An obvious scepticism of the atmospheric volatile theory is the doubt that volatiles could persist in reliable gradients in the atmosphere over such large scales as to guide navigation. This has also been measured and confirmed directly via gas chromatography by Wallraff (2000) who found that the ratios of atmospheric volatiles were reliable predictors of position over a 200km distance around a pigeon loft site in Germany; behavioural displacement experiments had been conducted here. Indirect evidence also looks promising. In has been proposed for example, that the volatiles present in the atmosphere may be biogenic and therefore we would expect seasonal and ecological variation in their abundance and therefore reliability in guiding navigation. As such, birds have been found to navigate more reliably in areas of high ecological diversity and during seasons when plants are in bloom (see Gagliardo 2013 and references therein).
The discussion of navigation could extend to further topics such as migration, how this is done in immature birds as opposed to experienced ones, the roles of star and twilight cues and an in-depth exploration of attendant sun-cues such as polarized sky-light or shadows on landscapes. These are not covered in the scope of such a brief essay.

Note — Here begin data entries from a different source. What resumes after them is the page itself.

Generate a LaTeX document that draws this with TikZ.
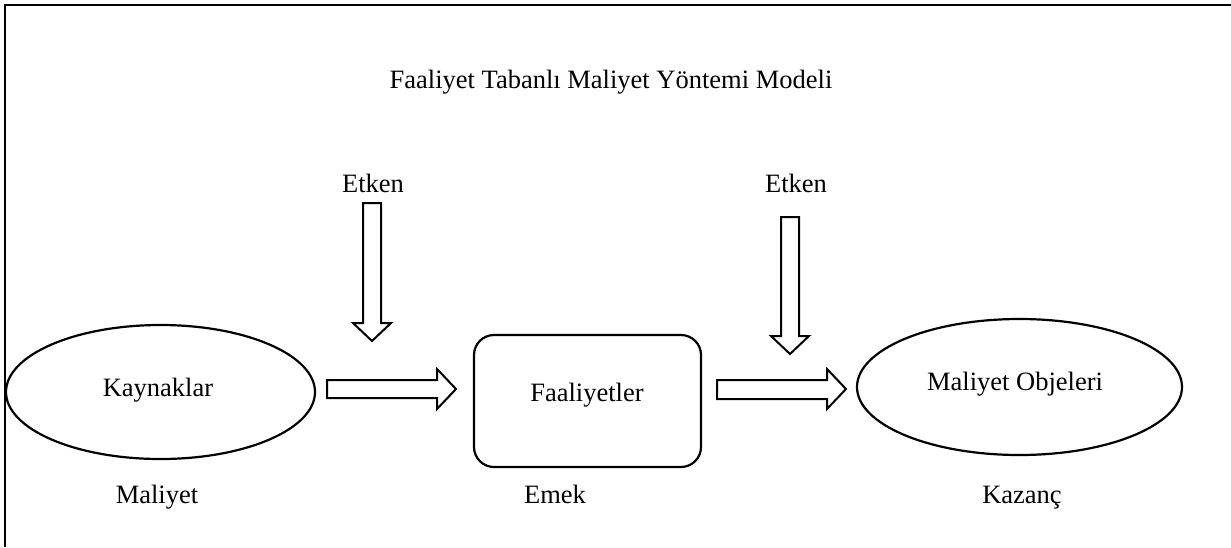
\documentclass[tikz,border=0pt]{standalone}
\usepackage{fontspec}
\setmainfont{Liberation Serif}
\usetikzlibrary{shapes.geometric}
\begin{document}
\begin{tikzpicture}[x=1pt,y=-1pt,
  lbl/.style={anchor=base,inner sep=0pt,font=\fontsize{26.5}{31}\selectfont},
  shapeline/.style={draw,line width=2.2pt},
  blockarrow/.style={draw,line width=2pt,line join=miter,fill=white},
  frameline/.style={line width=2.5pt}]
\useasboundingbox (0,0) rectangle (1231,547);
% frame (top and left)
\coordinate (ftr) at (1231,5);
\coordinate (ftl) at (5,5);
\coordinate (fbl) at (5,547);
\draw[frameline] (ftr) -- (ftl) -- (fbl);
% shapes
\node[ellipse,shapeline,minimum width=309pt,minimum height=134pt,inner sep=0pt] (kay) at (160.5,392) {};
\node[rectangle,rounded corners=20pt,shapeline,minimum width=227pt,minimum height=132pt,inner sep=0pt] (faal) at (587.5,401) {};
\node[ellipse,shapeline,minimum width=325pt,minimum height=136pt,inner sep=0pt] (obj) at (1019.5,387) {};
% texts
\node[lbl] (title) at (611,88) {Faaliyet Tabanlı Maliyet Yöntemi Modeli};
\node[lbl] (etk1) at (373,192) {Etken};
\node[lbl] (etk2) at (796,192) {Etken};
\node[lbl] (kayt) at (158,396) {Kaynaklar};
\node[lbl] (faalt) at (587,401) {Faaliyetler};
\node[lbl] (objt) at (1015,390) {Maliyet Objeleri};
\node[lbl] (mal) at (157,503) {Maliyet};
\node[lbl] (emek) at (555,503) {Emek};
\node[lbl] (kaz) at (1022,503) {Kazanç};
% block arrows
\draw[blockarrow] (327,380) -- (437,380) -- (437,369) -- (456,389) -- (437,409) -- (437,398) -- (327,398) -- cycle;
\draw[blockarrow] (717,380) -- (827,380) -- (827,369) -- (846,389) -- (827,409) -- (827,399) -- (717,399) -- cycle;
\draw[blockarrow] (363,203) -- (381,203) -- (381,323) -- (391,323) -- (372,341) -- (353,323) -- (363,323) -- cycle;
\draw[blockarrow] (781,217) -- (799,217) -- (799,336) -- (809,336) -- (790,354) -- (771,336) -- (781,336) -- cycle;
\end{tikzpicture}
\end{document}
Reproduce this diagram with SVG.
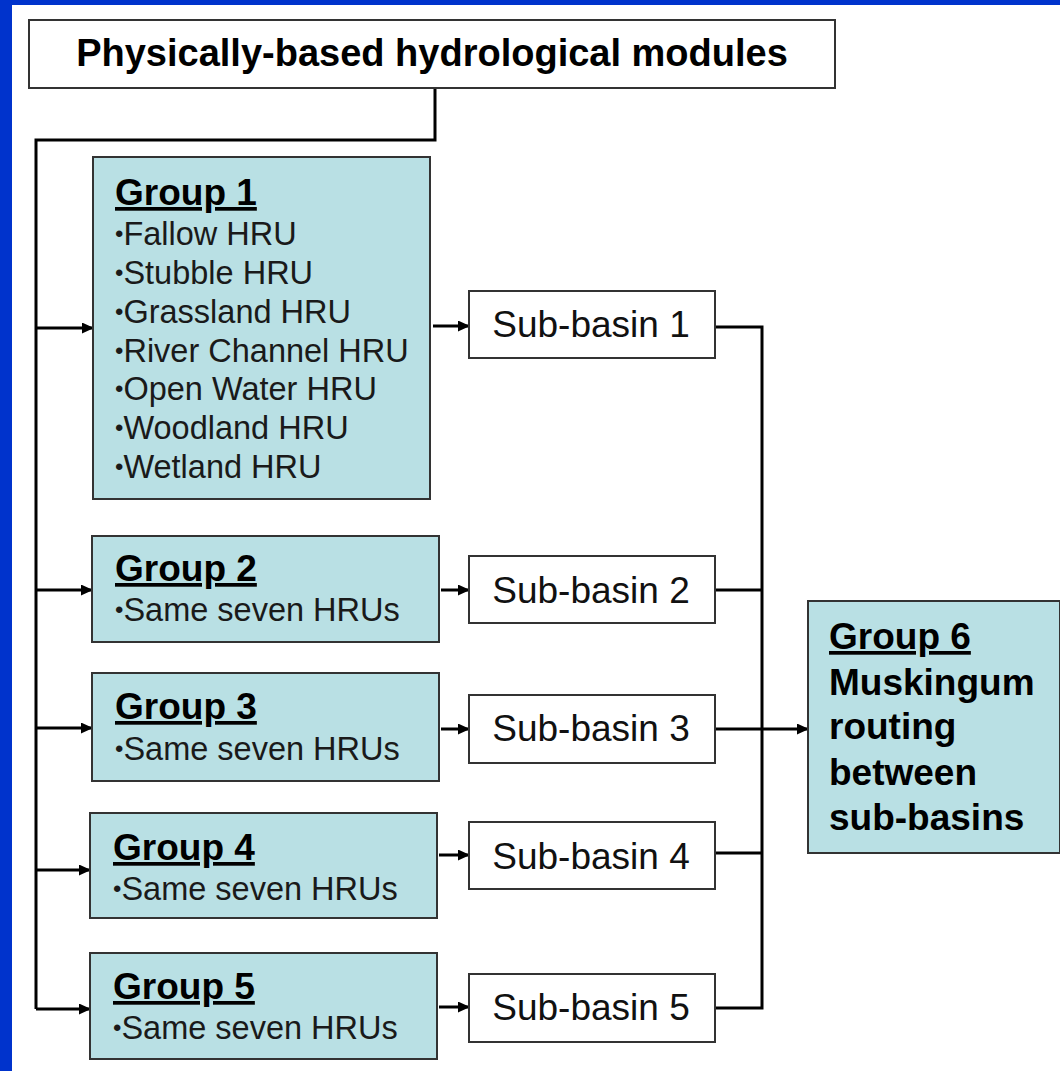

To summarise the main points above, bird navigation, since its modern inception in the 1950’s has many persistent controversies and disputes (Alerstam 2006). The dispute as to the relative importance of sun, magnetic and other sensory stimuli, how these are received, cognitively processed or integrated and how this occurs over the developmental timescale of the animal are unclear. Advances and modern techniques like gas chromatography confirming suspected olfactory modalities of map-sensing empower us to answer these questions. What is more, a thorough review of cue-conflict experiments is needed if we are to answer the simplest but most important questions herein encountered.